#What re you building If I may ask
1 messages · Page 1 of 1 (latest)
We've got a platform for automating various healthcare processes, like ordering prescription refills or booking visits, and we're using a mix of different STTs
A good, human-sounding STT voice is a gamechanger
You mean TTS? 😉
Btw, what are you using for Speech-to-Text, btw? We're using Azure. I've tried Whisper, but inference is rather slow, even on a machine with GPU. I mean - it's not like super slow, but it's not faster than Google or Azure.

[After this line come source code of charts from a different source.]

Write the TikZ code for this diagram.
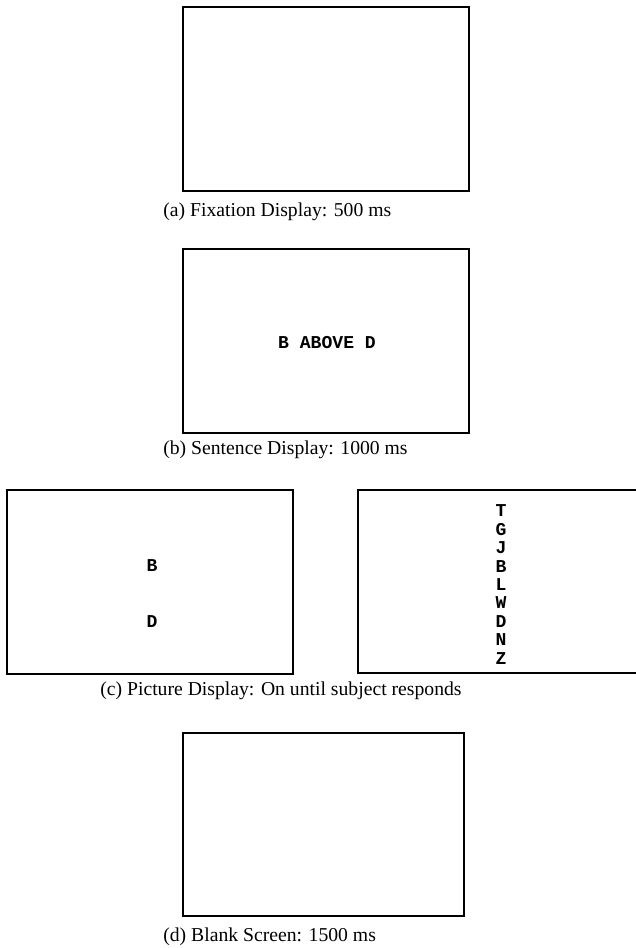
\documentclass[tikz,border=0pt]{standalone}
\usepackage{fontspec}
\setmainfont{Liberation Serif}
\setmonofont{Liberation Mono}
\usetikzlibrary{positioning}

\tikzset{
  screen/.style={draw, line width=0.8pt, inner sep=0pt},
  caption/.style={anchor=west, inner sep=0pt, font=\fontsize{11.2}{13}\selectfont},
  stim/.style={inner sep=0pt, font=\fontsize{10.3}{12}\selectfont\ttfamily\bfseries},
}

\begin{document}
\begin{tikzpicture}[x=0.02cm, y=-0.02cm]
  \useasboundingbox (0,0) rectangle (636,948);
  \clip (0,0) rectangle (636,948);

  % (a) fixation
  \node[screen, minimum width=286*0.02cm, minimum height=184*0.02cm] (fixbox) at (326,99) {};
  \node[caption] (fixcap) at (163,212) {(a) Fixation Display: 500 ms};

  % (b) sentence
  \node[screen, minimum width=286*0.02cm, minimum height=184*0.02cm] (sentbox) at (326,341) {};
  \node[stim] (sent) at (327,343) {B ABOVE D};
  \node[caption] (sentcap) at (163,450) {(b) Sentence Display: 1000 ms};

  % (c) picture, two screens
  \node[screen, minimum width=286*0.02cm, minimum height=184*0.02cm] (picbox) at (150,582) {};
  \node[stim] (picb) at (152,566) {B};
  \node[stim] (picd) at (152,622) {D};
  \node[screen, minimum width=400*0.02cm, minimum height=183*0.02cm] (listbox) at (558,581.5) {};
  \foreach \ltr [count=\i from 0] in {T,G,J,B,L,W,D,N,Z}
    \node[stim] (ltr\i) at (501,511+18.4*\i) {\ltr};
  \node[caption] (piccap) at (100,691) {(c) Picture Display: On until subject responds};

  % (d) blank
  \node[screen, minimum width=281*0.02cm, minimum height=183*0.02cm] (blankbox) at (323.5,824.5) {};
  \node[caption] (blankcap) at (163,937) {(d) Blank Screen: 1500 ms};

\end{tikzpicture}
\end{document}
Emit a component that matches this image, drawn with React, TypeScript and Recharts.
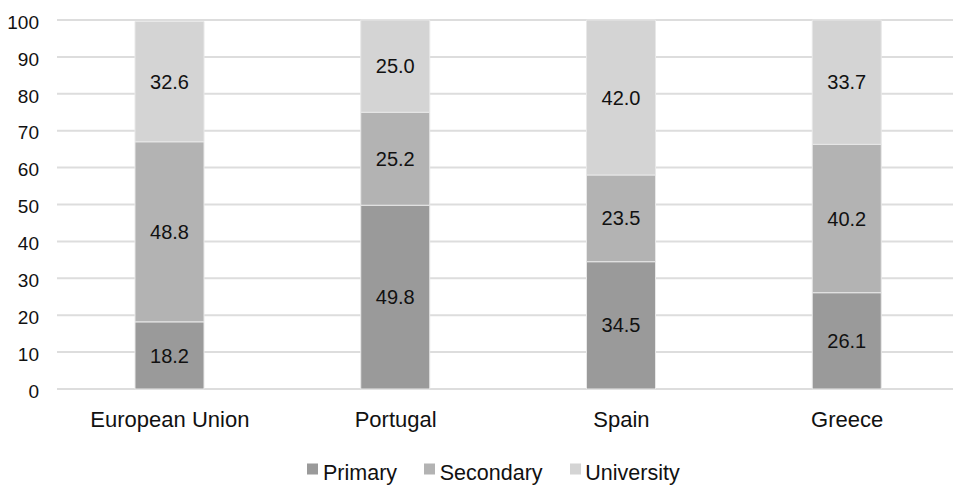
import React from "react";
import { BarChart, Bar, XAxis, YAxis, CartesianGrid, Legend, LabelList } from "recharts";

const countries = ["European Union", "Portugal", "Spain", "Greece"];
const primary = [18.2, 49.8, 34.5, 26.1];
const secondary = [48.8, 25.2, 23.5, 40.2];
const university = [32.6, 25.0, 42.0, 33.7];
const yTicks = [0, 10, 20, 30, 40, 50, 60, 70, 80, 90, 100];

const seriesNames = ["Primary", "Secondary", "University"];
const seriesKeys = ["primary", "secondary", "university"];
const seriesColors = ["#9a9a9a", "#b3b3b3", "#d4d4d4"];

const data = countries.map((c, i) => ({
  country: c,
  primary: primary[i],
  secondary: secondary[i],
  university: university[i],
}));

const FONT = "'Liberation Sans', Arial, sans-serif";

const LegendContent = () => (
  <div
    style={{
      height: 30,
      lineHeight: "30px",
      textAlign: "center",
      fontFamily: FONT,
      fontSize: 21.5,
      color: "#111",
      whiteSpace: "nowrap",
      transform: "translateY(2.5px)",
    }}
  >
    {seriesNames.map((n, i) => (
      <span key={n} style={{ marginRight: i < seriesNames.length - 1 ? 27 : 0 }}>
        <span
          style={{
            display: "inline-block",
            width: 11,
            height: 11,
            background: seriesColors[i],
            marginRight: 4.7,
            marginBottom: 5,
          }}
        />
        {n}
      </span>
    ))}
  </div>
);

export default function App() {
  return (
    <div
      style={{
        position: "absolute",
        left: 0,
        top: 0,
        width: 953,
        height: 485,
        overflow: "hidden",
        background: "#fff",
      }}
    >
      <BarChart
        width={970}
        height={485}
        data={data}
        margin={{ top: 20, right: 10, bottom: 0, left: 0 }}
        style={{ fontFamily: FONT }}
      >
        <CartesianGrid vertical={false} stroke="#dddddd" strokeWidth={2} />
        <XAxis
          dataKey="country"
          tickLine={false}
          axisLine={false}
          tickSize={0}
          tickMargin={22}
          height={66}
          interval={0}
          tick={{ fontSize: 22, fill: "#111", fontFamily: FONT }}
        />
        <YAxis
          domain={[0, 100]}
          ticks={yTicks}
          tickLine={false}
          axisLine={false}
          tickSize={0}
          tickMargin={18}
          width={57}
          interval={0}
          tick={{ fontSize: 19, fill: "#111", fontFamily: FONT, dy: 2 }}
        />
        <Legend
          verticalAlign="bottom"
          content={<LegendContent />}
          wrapperStyle={{ left: 0, width: 987, bottom: 0 }}
        />
        {seriesKeys.map((k, i) => (
          <Bar
            key={k}
            dataKey={k}
            name={seriesNames[i]}
            stackId="a"
            fill={seriesColors[i]}
            stroke="#e8e8e8"
            strokeWidth={1}
            barSize={69}
            isAnimationActive={false}
          >
            <LabelList
              dataKey={k}
              position="center"
              formatter={(v: any) => Number(v).toFixed(1)}
              fill="#111"
              fontSize={20}
              fontFamily={FONT}
            />
          </Bar>
        ))}
      </BarChart>
    </div>
  );
}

What about you?
yeah, of course I meant TTS, for STT we use a custom solution
and yeah we've found that Whisper is too slow for realtime, though it has some interesting features like automatic translation
What latency do you got on your STT? And do you wait for an end of a sentence or you transcribe it and use mid-sentence?
I'm thinking a lot about this problem. Cause, waiting for the sentence end makes waiting longer -> bigger latency overall.
We use interim results if that's what you mean. We need it for the interpretation to happen as fast as possible, which includes operating on incomplete text as it's being uttered.
And the refining as more text becomes available
Yea, I'm trying to do the same. If I find out the sentence is finished, then I push the text through our pipeline. That's my way of doing the interim results. But I'm not sure if it's the best one. How do you know if the interim result is ok, will not change? I'm using Azure STT at the moment.
haven't tried azure, but we simply return a flag that indicates if transcription for a particular fragment of audio is final or not, and when it's final, move on to the next fragment
that's similar to what google STT does
Hmm... but do you wait until user stops speaking? Because that's what Google is doing with is_final flag. Or you just catch for end of sentence or you see, that some part of the text is not changing, so it's considered final.